In the lines below, how many hold the word "this"? Answer only with the number.

** start **

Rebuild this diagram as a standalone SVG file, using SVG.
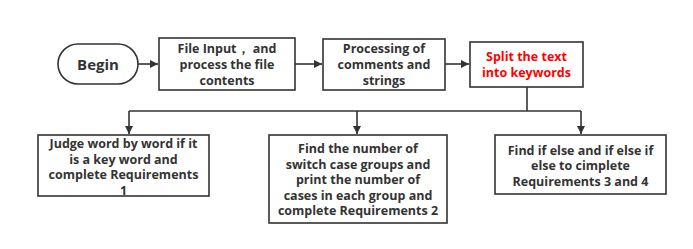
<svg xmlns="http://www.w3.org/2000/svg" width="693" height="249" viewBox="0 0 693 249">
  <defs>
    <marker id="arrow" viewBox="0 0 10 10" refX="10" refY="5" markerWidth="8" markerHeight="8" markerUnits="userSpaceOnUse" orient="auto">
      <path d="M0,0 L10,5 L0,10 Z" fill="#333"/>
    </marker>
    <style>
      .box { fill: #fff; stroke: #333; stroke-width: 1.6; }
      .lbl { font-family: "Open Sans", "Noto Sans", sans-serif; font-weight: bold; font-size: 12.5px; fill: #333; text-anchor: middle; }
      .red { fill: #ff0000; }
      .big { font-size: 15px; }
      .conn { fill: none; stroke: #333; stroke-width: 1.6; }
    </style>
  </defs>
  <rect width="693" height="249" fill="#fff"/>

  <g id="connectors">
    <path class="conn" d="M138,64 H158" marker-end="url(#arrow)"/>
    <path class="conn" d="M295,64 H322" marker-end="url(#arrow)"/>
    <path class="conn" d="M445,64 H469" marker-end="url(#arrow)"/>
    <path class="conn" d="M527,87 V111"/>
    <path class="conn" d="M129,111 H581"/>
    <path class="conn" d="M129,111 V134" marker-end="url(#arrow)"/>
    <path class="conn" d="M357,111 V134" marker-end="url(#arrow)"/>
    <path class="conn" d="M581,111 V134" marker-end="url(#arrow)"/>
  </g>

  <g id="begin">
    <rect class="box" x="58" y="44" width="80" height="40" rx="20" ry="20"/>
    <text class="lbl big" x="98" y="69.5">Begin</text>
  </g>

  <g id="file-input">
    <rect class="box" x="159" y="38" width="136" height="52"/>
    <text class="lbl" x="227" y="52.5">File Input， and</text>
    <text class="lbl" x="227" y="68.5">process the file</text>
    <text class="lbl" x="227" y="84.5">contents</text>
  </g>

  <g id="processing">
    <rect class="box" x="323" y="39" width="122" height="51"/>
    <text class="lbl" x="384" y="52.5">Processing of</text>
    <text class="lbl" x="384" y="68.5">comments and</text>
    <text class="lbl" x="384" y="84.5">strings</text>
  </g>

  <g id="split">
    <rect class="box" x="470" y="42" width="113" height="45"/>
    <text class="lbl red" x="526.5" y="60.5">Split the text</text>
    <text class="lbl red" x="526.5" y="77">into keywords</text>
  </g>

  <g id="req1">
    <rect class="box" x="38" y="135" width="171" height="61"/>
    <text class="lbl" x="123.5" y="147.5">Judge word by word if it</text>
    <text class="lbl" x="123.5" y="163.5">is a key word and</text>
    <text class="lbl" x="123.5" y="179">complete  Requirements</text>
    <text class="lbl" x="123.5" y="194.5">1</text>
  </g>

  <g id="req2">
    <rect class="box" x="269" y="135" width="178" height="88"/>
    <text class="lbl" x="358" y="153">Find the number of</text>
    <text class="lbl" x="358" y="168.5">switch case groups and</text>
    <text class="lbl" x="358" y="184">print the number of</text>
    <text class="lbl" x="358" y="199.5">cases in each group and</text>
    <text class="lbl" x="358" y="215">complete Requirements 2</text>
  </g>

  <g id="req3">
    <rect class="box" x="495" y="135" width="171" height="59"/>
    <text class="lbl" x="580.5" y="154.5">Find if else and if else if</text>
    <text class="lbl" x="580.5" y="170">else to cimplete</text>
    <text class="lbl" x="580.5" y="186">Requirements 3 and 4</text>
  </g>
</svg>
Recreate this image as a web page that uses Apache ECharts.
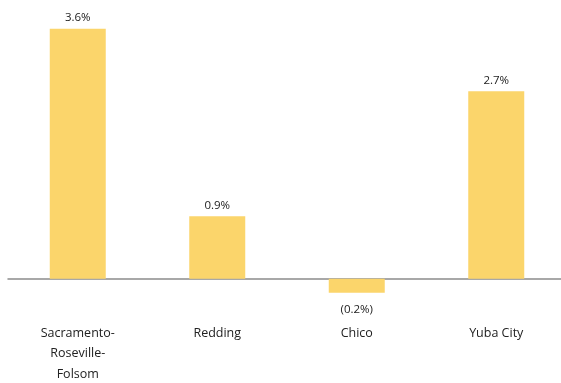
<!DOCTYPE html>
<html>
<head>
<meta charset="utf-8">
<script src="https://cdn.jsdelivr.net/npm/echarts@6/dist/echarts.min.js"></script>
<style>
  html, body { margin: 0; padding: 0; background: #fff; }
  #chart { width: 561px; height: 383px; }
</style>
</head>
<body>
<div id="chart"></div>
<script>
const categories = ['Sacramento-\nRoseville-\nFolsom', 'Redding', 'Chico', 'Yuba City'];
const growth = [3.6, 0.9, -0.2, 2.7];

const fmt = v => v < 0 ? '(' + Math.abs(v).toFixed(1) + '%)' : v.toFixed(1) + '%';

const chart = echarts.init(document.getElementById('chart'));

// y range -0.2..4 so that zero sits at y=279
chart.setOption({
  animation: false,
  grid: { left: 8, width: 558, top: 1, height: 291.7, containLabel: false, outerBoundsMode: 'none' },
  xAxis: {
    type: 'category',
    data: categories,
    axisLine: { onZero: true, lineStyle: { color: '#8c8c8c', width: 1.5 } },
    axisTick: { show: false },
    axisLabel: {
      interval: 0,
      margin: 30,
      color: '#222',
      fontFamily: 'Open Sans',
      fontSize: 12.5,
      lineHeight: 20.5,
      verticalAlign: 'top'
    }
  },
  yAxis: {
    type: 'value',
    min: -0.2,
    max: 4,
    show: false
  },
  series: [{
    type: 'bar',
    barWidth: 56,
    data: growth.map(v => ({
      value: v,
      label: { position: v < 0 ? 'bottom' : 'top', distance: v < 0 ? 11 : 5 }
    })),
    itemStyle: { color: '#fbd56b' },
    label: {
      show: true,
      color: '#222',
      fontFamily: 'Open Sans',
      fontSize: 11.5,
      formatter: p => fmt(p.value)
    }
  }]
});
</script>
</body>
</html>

** end **

-- WRITTEN RESPONSE --
2